Got an rke2 cluster provisioned, but we have to intervene with the deployment process in order to get this to work. Once we provision the cluster via the Rancher Ui, it gets stuck in “Waiting for agent to check in and apply initial plan“.
When we ssh onto the node we can see that this service does not exist.
xxxxx:~ # systemctl status rancher-agent-service
Unit rancher-agent-service.service could not be found.

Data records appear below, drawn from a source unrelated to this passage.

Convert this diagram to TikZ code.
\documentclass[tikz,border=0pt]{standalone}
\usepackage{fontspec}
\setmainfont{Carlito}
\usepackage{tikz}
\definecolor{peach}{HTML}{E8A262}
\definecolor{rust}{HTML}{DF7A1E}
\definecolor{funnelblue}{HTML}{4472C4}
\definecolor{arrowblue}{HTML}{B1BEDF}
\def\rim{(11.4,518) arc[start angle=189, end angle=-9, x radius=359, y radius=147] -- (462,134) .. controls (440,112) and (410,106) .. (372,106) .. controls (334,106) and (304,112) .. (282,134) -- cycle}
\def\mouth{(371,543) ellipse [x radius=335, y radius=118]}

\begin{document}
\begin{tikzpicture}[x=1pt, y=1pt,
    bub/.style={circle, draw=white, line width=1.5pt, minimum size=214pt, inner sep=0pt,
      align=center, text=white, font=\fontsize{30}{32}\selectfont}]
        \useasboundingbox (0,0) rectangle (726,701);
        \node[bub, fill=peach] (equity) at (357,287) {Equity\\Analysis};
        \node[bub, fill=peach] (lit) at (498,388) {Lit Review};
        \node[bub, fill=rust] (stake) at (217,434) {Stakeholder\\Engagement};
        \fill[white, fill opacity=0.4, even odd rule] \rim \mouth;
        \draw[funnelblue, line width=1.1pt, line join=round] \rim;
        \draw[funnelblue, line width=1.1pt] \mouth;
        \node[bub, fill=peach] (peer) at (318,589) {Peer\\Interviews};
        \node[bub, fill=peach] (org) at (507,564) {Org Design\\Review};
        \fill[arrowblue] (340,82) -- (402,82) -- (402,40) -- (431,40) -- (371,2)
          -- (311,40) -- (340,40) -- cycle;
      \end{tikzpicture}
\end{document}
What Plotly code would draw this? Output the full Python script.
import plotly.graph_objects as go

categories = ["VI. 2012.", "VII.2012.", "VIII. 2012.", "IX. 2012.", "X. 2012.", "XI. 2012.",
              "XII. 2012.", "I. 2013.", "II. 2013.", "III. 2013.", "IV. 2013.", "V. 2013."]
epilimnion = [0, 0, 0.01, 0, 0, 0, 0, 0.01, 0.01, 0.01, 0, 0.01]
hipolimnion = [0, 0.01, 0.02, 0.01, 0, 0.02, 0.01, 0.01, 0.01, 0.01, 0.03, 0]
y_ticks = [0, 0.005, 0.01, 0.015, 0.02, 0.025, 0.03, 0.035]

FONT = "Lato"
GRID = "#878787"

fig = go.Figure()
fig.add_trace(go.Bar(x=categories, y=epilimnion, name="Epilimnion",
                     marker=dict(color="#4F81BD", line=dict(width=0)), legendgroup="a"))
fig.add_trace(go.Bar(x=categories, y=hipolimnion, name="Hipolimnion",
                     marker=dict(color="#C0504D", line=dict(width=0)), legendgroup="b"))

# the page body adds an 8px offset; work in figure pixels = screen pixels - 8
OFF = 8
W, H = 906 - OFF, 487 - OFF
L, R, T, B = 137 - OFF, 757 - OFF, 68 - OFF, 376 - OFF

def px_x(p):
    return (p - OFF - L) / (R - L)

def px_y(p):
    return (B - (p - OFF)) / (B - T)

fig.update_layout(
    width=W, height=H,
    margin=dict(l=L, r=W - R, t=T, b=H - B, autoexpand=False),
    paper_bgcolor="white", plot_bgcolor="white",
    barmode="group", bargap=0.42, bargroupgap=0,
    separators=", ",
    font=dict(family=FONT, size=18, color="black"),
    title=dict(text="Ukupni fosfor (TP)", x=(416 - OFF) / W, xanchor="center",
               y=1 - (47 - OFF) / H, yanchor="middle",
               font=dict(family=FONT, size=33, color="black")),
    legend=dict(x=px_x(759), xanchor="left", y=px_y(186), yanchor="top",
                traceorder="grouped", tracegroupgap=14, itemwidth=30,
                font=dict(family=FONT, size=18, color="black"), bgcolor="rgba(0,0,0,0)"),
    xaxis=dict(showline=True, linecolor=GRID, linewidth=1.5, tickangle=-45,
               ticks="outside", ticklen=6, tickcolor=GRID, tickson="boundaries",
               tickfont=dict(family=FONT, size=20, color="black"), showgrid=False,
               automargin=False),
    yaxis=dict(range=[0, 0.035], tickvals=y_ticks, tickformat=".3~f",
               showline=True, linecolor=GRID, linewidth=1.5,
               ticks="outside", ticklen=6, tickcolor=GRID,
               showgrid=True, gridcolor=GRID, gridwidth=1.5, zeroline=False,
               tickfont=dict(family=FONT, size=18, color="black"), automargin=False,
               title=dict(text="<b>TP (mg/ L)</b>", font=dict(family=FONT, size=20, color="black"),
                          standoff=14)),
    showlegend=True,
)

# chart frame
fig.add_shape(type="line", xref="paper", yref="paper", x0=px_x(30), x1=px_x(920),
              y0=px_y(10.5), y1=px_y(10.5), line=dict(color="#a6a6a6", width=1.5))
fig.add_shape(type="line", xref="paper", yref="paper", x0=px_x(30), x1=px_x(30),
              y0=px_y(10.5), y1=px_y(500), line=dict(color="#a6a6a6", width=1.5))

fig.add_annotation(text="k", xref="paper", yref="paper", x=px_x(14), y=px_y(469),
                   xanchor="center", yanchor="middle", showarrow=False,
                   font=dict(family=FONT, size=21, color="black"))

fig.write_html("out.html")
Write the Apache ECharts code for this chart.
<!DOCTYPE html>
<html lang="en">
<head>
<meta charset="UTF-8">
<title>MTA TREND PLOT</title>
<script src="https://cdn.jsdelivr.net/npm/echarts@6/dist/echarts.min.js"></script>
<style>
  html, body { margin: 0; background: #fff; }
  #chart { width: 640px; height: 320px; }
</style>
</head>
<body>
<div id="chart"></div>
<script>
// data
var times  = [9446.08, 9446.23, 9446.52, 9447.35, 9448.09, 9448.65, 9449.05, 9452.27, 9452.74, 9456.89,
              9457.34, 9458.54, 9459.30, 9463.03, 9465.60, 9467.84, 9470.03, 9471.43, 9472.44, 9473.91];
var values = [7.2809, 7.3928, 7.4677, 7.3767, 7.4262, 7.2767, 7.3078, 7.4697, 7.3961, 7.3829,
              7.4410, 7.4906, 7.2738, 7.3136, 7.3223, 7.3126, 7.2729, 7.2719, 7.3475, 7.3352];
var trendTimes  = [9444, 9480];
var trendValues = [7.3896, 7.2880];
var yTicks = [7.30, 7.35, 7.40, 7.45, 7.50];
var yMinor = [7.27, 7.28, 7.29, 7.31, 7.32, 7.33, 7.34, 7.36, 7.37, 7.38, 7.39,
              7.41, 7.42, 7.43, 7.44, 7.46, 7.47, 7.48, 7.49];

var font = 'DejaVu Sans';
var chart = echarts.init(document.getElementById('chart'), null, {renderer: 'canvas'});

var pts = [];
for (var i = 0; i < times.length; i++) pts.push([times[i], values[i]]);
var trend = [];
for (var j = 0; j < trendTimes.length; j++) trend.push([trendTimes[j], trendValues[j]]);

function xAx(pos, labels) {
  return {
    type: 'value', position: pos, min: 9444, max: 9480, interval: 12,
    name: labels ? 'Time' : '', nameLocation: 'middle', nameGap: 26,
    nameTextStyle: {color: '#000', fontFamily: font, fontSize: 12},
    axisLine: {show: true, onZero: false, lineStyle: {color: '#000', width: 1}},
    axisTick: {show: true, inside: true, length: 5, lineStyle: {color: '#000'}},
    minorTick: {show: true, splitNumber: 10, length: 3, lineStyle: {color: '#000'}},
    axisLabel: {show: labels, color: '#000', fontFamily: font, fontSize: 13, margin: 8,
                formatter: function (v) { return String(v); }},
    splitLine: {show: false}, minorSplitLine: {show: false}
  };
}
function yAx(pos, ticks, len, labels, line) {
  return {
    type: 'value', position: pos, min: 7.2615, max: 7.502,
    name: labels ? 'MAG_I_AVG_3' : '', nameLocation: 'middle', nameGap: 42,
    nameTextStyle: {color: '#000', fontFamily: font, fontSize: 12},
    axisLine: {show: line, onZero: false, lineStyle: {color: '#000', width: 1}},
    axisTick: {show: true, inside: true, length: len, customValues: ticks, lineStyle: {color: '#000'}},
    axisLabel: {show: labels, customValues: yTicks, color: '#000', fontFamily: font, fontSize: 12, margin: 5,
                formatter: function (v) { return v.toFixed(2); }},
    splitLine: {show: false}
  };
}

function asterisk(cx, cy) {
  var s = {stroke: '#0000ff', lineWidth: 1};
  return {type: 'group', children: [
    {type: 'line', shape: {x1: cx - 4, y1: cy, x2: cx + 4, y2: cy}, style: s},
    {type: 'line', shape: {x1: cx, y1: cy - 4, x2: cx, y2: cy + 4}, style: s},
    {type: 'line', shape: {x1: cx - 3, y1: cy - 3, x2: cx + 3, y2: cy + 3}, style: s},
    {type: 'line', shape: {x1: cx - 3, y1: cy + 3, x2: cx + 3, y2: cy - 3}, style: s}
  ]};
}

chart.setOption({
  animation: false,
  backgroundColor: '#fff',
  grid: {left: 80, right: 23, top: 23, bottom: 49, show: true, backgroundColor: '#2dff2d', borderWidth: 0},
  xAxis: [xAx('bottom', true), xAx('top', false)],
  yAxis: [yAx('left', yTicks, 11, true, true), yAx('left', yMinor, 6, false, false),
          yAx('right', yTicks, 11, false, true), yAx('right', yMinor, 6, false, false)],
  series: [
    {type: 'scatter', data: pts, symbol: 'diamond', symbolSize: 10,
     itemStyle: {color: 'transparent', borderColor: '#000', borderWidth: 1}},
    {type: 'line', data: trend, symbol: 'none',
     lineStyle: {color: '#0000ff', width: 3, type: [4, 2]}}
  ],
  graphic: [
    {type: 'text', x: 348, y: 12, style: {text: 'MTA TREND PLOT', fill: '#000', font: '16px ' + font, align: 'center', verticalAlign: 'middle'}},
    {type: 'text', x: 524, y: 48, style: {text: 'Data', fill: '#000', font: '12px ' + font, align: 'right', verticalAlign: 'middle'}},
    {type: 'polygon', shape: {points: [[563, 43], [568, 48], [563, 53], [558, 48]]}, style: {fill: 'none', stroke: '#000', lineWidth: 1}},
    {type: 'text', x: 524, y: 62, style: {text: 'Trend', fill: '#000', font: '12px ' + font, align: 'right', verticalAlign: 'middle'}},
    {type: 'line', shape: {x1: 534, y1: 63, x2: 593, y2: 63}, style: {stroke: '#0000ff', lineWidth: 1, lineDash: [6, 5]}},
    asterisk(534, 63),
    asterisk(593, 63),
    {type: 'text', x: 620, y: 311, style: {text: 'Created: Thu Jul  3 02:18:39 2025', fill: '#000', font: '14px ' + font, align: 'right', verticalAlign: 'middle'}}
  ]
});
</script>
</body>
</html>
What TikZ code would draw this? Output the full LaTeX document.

We can then see in cloud init /var/lib/cloud/instance/user-data.txt a path to an install script path: /usr/local/custom_script/install.sh
In the cloud init logs we see
2022-11-30 14:49:22,724 - util.py[DEBUG]: Writing to /usr/local/custom_script/install.sh - wb:  29921 bytes
2022-11-30 14:49:22,725 - util.py[DEBUG]: Changing the ownership of /usr/local/custom_script/install.sh to 0:0
We see these permissions on the script
-rw-r–r-- 1 root root 29921 Nov 30 09:49 install.sh
And we are unable to run the script manually
xxxxxx:/usr/local/custom_script # ./install.sh
-bash: ./install.sh: Permission denied
Once we change the permissions using chmod +x install.sh, we can run the script
xxxxxx:/usr/local/custom_script # ./install.sh [INFO] --no-roles flag passed, unsetting all other requested roles [INFO] Using default agent configuration directory /etc/rancher/agent [INFO] Using default agent var directory /var/lib/rancher/agent [WARN] /usr/local is read-only or a mount point; installing to /opt/rancher-system-agent [INFO] Determined CA is necessary to connect to Rancher [INFO] Successfully downloaded CA certificate [INFO] Value from https://ranche-xxxx-.com/cacerts is an x509 certificate [INFO] Successfully tested Rancher connection [INFO] Downloading rancher-system-agent binary from https://rancherxxxx.com/assets/rancher-system-agent-amd64 [INFO] Successfully downloaded the rancher-system-agent binary. [INFO] Downloading rancher-system-agent-uninstall.sh script from https://rancher-xxxx.com/assets/system-agent-uninstall.sh [INFO] Successfully downloaded the rancher-system-agent-uninstall.sh script. [INFO] Generating Cattle ID curl: (28) Operation timed out after 60001 milliseconds with 0 bytes received [ERROR] 000 received while downloading Rancher connection information. Sleeping for 5 seconds and trying again [INFO] Successfully downloaded Rancher connection information [INFO] systemd: Creating service file [INFO] Creating environment file /etc/systemd/system/rancher-system-agent.env [INFO] Enabling rancher-system-agent.service Created symlink /etc/systemd/system/multi-user.target.wants/rancher-system-agent.service → /etc/systemd/system/rancher-system-agent.service. [INFO] Starting/restarting rancher-system-agent.service
This then now starts the rancher-system-agent.service and from there the cluster will provision successfully.
The issue we need help with then is why does this install.sh script not run?